Audit committee members we’ve spoken to shared concerns about potential and realized control deficiencies due to such turnover, requiring probing conversations with chief financial officers, chief audit executives, and chief information security officers to diagnose the problems and set a path to shore up processes and controls. These conversations often center on new employees in control-owner roles or unfilled vacancies and the challenge of finding temporary staff or thirdparty solutions to handle such critical functions. The overarching challenge is to address key talent gaps before they evolve into a financial reporting deficiency or material weakness to be disclosed.
In practice, companies tend to be reactive, not proactive, when it comes to hiring for positions related to internal control over financial reporting (ICFR). An analysis of more than 24 million job postings over the seven-year period 2010 to 2017 by faculty at Indiana University’s Kelley School of Business found “that a firm’s response to an internal control weakness is concentrated in the period immediately following the disclosure.” Moreover, they found that “internal control weaknesses change a firm’s demand for financial skills outside of corporate accounting and extend to other employees, possibly those that interact with the accounting information system or whose roles interact with a firm’s controls over financial reporting.”1
Of course, in this constantly shifting financial reporting risk environment, companies are always rowing against the current when it comes to talent. According to Audit Analytics, “accounting personnel resources” was the top internal control issue cited in adverse ICFR management reports in fiscal year 2020, followed by segregation of duties related to personnel within an organization. This has been the case for the vast majority of ICFR management reports over the last five years.2
“These organizations have to be creative in filling gaps,” said one audit committee member, stressing that the new work environment has required companies to re-establish a sense of community that inspires, attracts, and retains leaders and staff.

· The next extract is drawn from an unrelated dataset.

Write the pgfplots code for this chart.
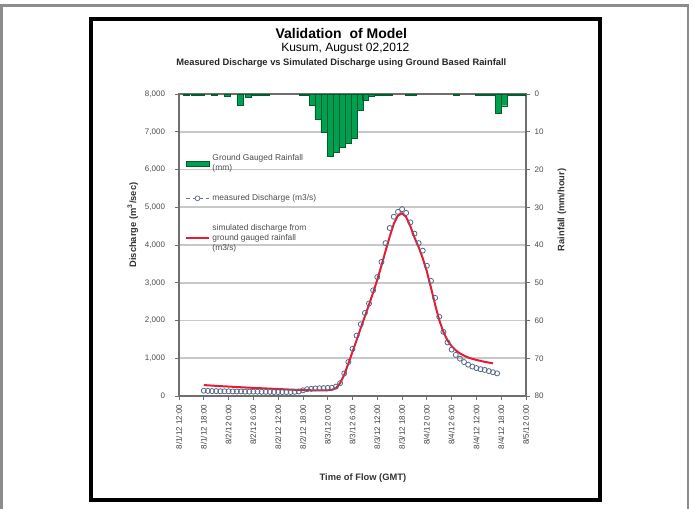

Both the finance organization and internal audit have been significantly impacted by the shifting risk environment, requiring those department leaders to assess whether their staffing and coverage plans are appropriate for the future. “We need to be looking to the future to assess whether there will be a change in skill sets relative to the service we provide,” said one chief audit executive.
While short-term solutions and quick fixes are hard to come by, talent-related inquiry can help the audit committee better understand the strategy and the progress being made. “It is not just the turnover of staff but ‘which staff?’ and how you are ensuring that your highest financial reporting control and risk oversight areas have stability and are protected from too much turnover,” said another audit committee member.
A version of this article originally appeared in the NACD BoardTalk blog.
Footnotes
1 Janet Gao et al., “Internal Control Weaknesses and the Demand for Financial Skills: Evidence from U.S. Job Postings,” Working Paper, February 20, 2020, accessed at SSRN.
2 SOX 404 Disclosures: A Seventeen-Year Review, Audit Analytics, October 2021.